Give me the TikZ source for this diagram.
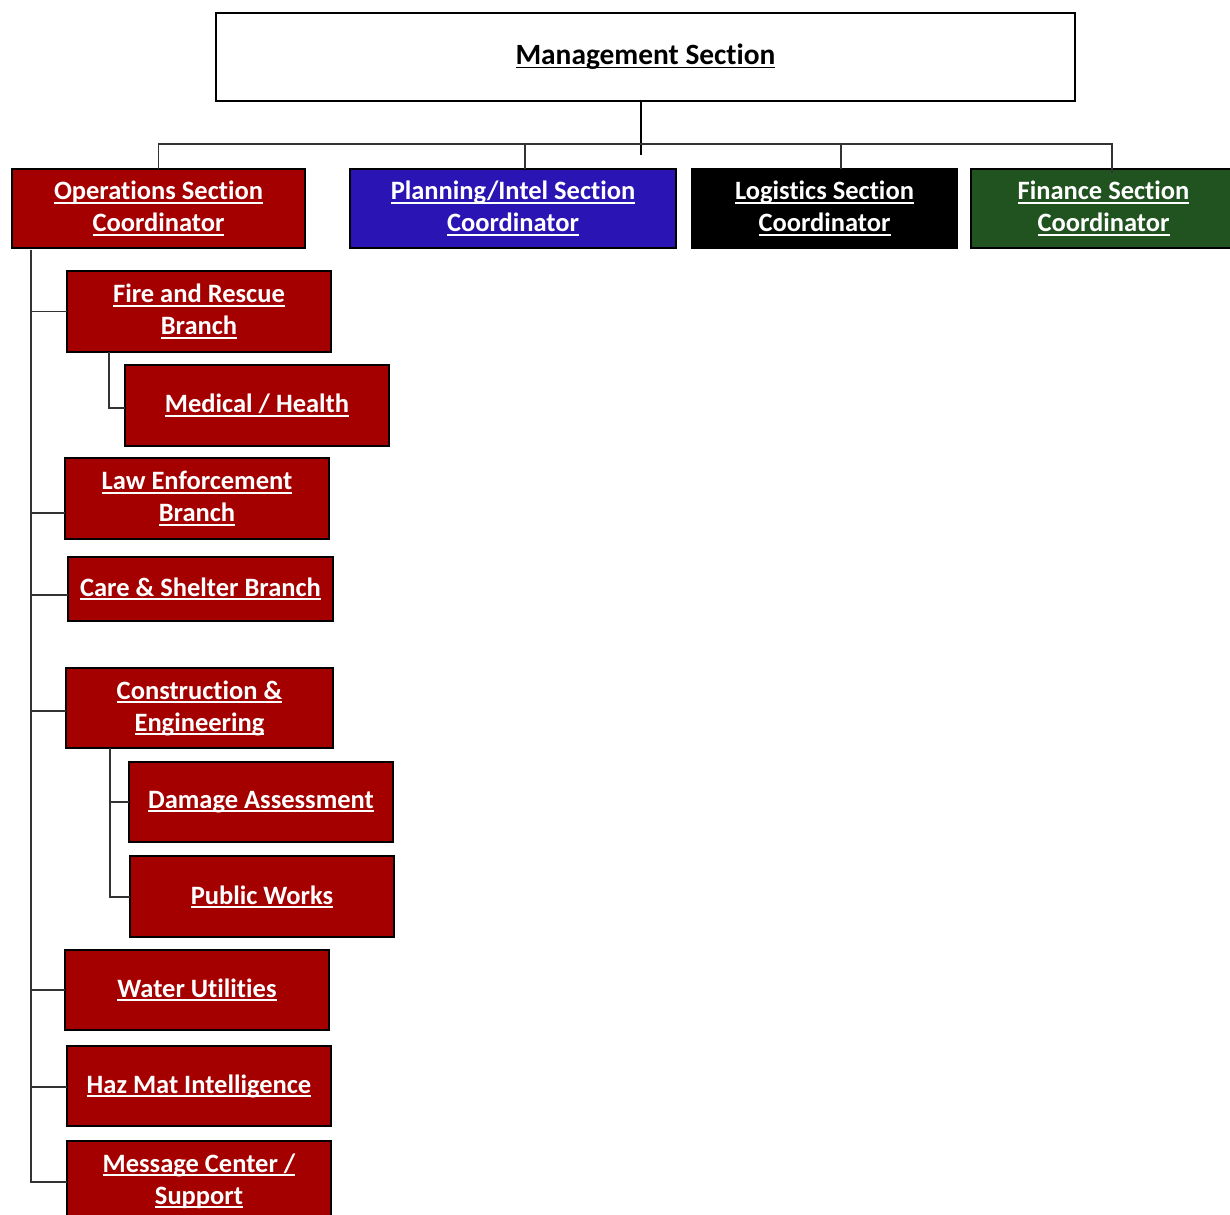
\documentclass[tikz,border=0pt]{standalone}
\usepackage{fontspec}
\setmainfont{Carlito}[Ligatures=NoCommon]
% underline drawn as a rule under the word box
\newcommand\ulx[1]{\setbox0=\hbox{#1}\rlap{\rule[-3.6pt]{\wd0}{1.8pt}}\box0}
\definecolor{opsred}{HTML}{A50000}
\definecolor{planblue}{HTML}{2A14B4}
\definecolor{fingreen}{HTML}{20531F}
\tikzset{
  unit/.style={draw=black, line width=1.7pt, text=white,
    font=\bfseries\fontsize{26.5}{32}\selectfont, align=center,
    inner sep=0pt, outer sep=0pt},
  link/.style={draw=black!80, line width=1.3pt},
}
% \unitbox{name}{x1}{y1}{x2}{y2}{fill}{text}
\newcommand\unitbox[7]{%
  \node[unit, fill=#6, minimum width={#4-#2}, minimum height={#5-#3}]
    (#1) at ({(#2+#4)/2},{(#3+#5)/2}) {#7};}
\begin{document}
\begin{tikzpicture}[x=1pt,y=-1pt]
\useasboundingbox (0,0) rectangle (1230,1214);
\clip (0,0) rectangle (1230,1214);

% top level
\node[unit, fill=white, text=black, font=\bfseries\fontsize{29.4}{32}\selectfont,
  minimum width=859, minimum height=88] (mgmt) at (645.5,57) {\ulx{Management Section}};

% sections
\unitbox{ops}{12}{169}{305}{248}{opsred}{\ulx{Operations Section}\\\ulx{Coordinator}}
\unitbox{plan}{350}{169}{676}{248}{planblue}{\ulx{Planning/Intel Section}\\\ulx{Coordinator}}
\unitbox{logi}{692}{169}{957}{248}{black}{\ulx{Logistics Section}\\\ulx{Coordinator}}
\unitbox{fin}{971}{169}{1236}{248}{fingreen}{\ulx{Finance Section}\\\ulx{Coordinator}}

% operations branches
\unitbox{fire}{67}{271}{331}{352}{opsred}{\ulx{Fire and Rescue}\\\ulx{Branch}}
\unitbox{med}{125}{365}{389}{446}{opsred}{\ulx{Medical / Health}}
\unitbox{law}{65}{458}{329}{539}{opsred}{\ulx{Law Enforcement}\\\ulx{Branch}}
\unitbox{care}{68}{557}{333}{621}{opsred}{\ulx{Care \& Shelter Branch}}
\unitbox{cons}{66}{668}{333}{748}{opsred}{\ulx{Construction \&}\\\ulx{Engineering}}
\unitbox{dmg}{129}{762}{393}{842}{opsred}{\ulx{Damage Assessment}}
\unitbox{pw}{130}{856}{394}{937}{opsred}{\ulx{Public Works}}
\unitbox{water}{65}{950}{329}{1030}{opsred}{\ulx{Water Utilities}}
\unitbox{haz}{67}{1046}{331}{1126}{opsred}{\ulx{Haz Mat Intelligence}}
\unitbox{msg}{67}{1141}{331}{1221}{opsred}{\ulx{Message Center /}\\\ulx{Support}}

% management stub and section bus
\draw[line width=2pt] ([xshift=-4.5pt]mgmt.south) coordinate (stub) -- ++(0,54);
\coordinate (busL) at (158.5,144);
\coordinate (busR) at (1112,144);
\draw[link] (ops.north) -- (busL) -- (busR) -- ++(0,29);
\draw[link] (525,144) coordinate (dplan) -- (dplan |- plan.north);
\draw[link] (841,144) coordinate (dlogi) -- (dlogi |- logi.north);

% operations trunk
\coordinate (trunk) at (31,250);
\draw[link] (trunk) |- ([yshift=-1pt]msg.west);
\draw[link] (trunk) |- (fire.west);
\draw[link] (trunk) |- ([yshift=-14.5pt]law.west);
\draw[link] (trunk) |- ([yshift=-6pt]care.west);
\draw[link] (trunk) |- ([yshift=-3pt]cons.west);
\draw[link] (trunk) |- (water.west);
\draw[link] (trunk) |- ([yshift=-1pt]haz.west);

% sub-branches
\draw[link] (109,352) coordinate (fsub) |- ([yshift=-2.5pt]med.west);
\draw[link] (110,748) coordinate (csub) |- (dmg.west);
\draw[link] (csub) |- ([yshift=-0.5pt]pw.west);
\end{tikzpicture}
\end{document}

================================

#### PROBLEM DESCRIPTION:
Restate the whole listing above exactly, except for its images.

#### TASK OUTPUT:
Give me the TikZ source for this diagram.
\documentclass[tikz,border=0pt]{standalone}
\usepackage{fontspec}
\setmainfont{Carlito}[Ligatures=NoCommon]
% underline drawn as a rule under the word box
\newcommand\ulx[1]{\setbox0=\hbox{#1}\rlap{\rule[-3.6pt]{\wd0}{1.8pt}}\box0}
\definecolor{opsred}{HTML}{A50000}
\definecolor{planblue}{HTML}{2A14B4}
\definecolor{fingreen}{HTML}{20531F}
\tikzset{
  unit/.style={draw=black, line width=1.7pt, text=white,
    font=\bfseries\fontsize{26.5}{32}\selectfont, align=center,
    inner sep=0pt, outer sep=0pt},
  link/.style={draw=black!80, line width=1.3pt},
}
% \unitbox{name}{x1}{y1}{x2}{y2}{fill}{text}
\newcommand\unitbox[7]{%
  \node[unit, fill=#6, minimum width={#4-#2}, minimum height={#5-#3}]
    (#1) at ({(#2+#4)/2},{(#3+#5)/2}) {#7};}
\begin{document}
\begin{tikzpicture}[x=1pt,y=-1pt]
\useasboundingbox (0,0) rectangle (1230,1214);
\clip (0,0) rectangle (1230,1214);

% top level
\node[unit, fill=white, text=black, font=\bfseries\fontsize{29.4}{32}\selectfont,
  minimum width=859, minimum height=88] (mgmt) at (645.5,57) {\ulx{Management Section}};

% sections
\unitbox{ops}{12}{169}{305}{248}{opsred}{\ulx{Operations Section}\\\ulx{Coordinator}}
\unitbox{plan}{350}{169}{676}{248}{planblue}{\ulx{Planning/Intel Section}\\\ulx{Coordinator}}
\unitbox{logi}{692}{169}{957}{248}{black}{\ulx{Logistics Section}\\\ulx{Coordinator}}
\unitbox{fin}{971}{169}{1236}{248}{fingreen}{\ulx{Finance Section}\\\ulx{Coordinator}}

% operations branches
\unitbox{fire}{67}{271}{331}{352}{opsred}{\ulx{Fire and Rescue}\\\ulx{Branch}}
\unitbox{med}{125}{365}{389}{446}{opsred}{\ulx{Medical / Health}}
\unitbox{law}{65}{458}{329}{539}{opsred}{\ulx{Law Enforcement}\\\ulx{Branch}}
\unitbox{care}{68}{557}{333}{621}{opsred}{\ulx{Care \& Shelter Branch}}
\unitbox{cons}{66}{668}{333}{748}{opsred}{\ulx{Construction \&}\\\ulx{Engineering}}
\unitbox{dmg}{129}{762}{393}{842}{opsred}{\ulx{Damage Assessment}}
\unitbox{pw}{130}{856}{394}{937}{opsred}{\ulx{Public Works}}
\unitbox{water}{65}{950}{329}{1030}{opsred}{\ulx{Water Utilities}}
\unitbox{haz}{67}{1046}{331}{1126}{opsred}{\ulx{Haz Mat Intelligence}}
\unitbox{msg}{67}{1141}{331}{1221}{opsred}{\ulx{Message Center /}\\\ulx{Support}}

% management stub and section bus
\draw[line width=2pt] ([xshift=-4.5pt]mgmt.south) coordinate (stub) -- ++(0,54);
\coordinate (busL) at (158.5,144);
\coordinate (busR) at (1112,144);
\draw[link] (ops.north) -- (busL) -- (busR) -- ++(0,29);
\draw[link] (525,144) coordinate (dplan) -- (dplan |- plan.north);
\draw[link] (841,144) coordinate (dlogi) -- (dlogi |- logi.north);

% operations trunk
\coordinate (trunk) at (31,250);
\draw[link] (trunk) |- ([yshift=-1pt]msg.west);
\draw[link] (trunk) |- (fire.west);
\draw[link] (trunk) |- ([yshift=-14.5pt]law.west);
\draw[link] (trunk) |- ([yshift=-6pt]care.west);
\draw[link] (trunk) |- ([yshift=-3pt]cons.west);
\draw[link] (trunk) |- (water.west);
\draw[link] (trunk) |- ([yshift=-1pt]haz.west);

% sub-branches
\draw[link] (109,352) coordinate (fsub) |- ([yshift=-2.5pt]med.west);
\draw[link] (110,748) coordinate (csub) |- (dmg.west);
\draw[link] (csub) |- ([yshift=-0.5pt]pw.west);
\end{tikzpicture}
\end{document}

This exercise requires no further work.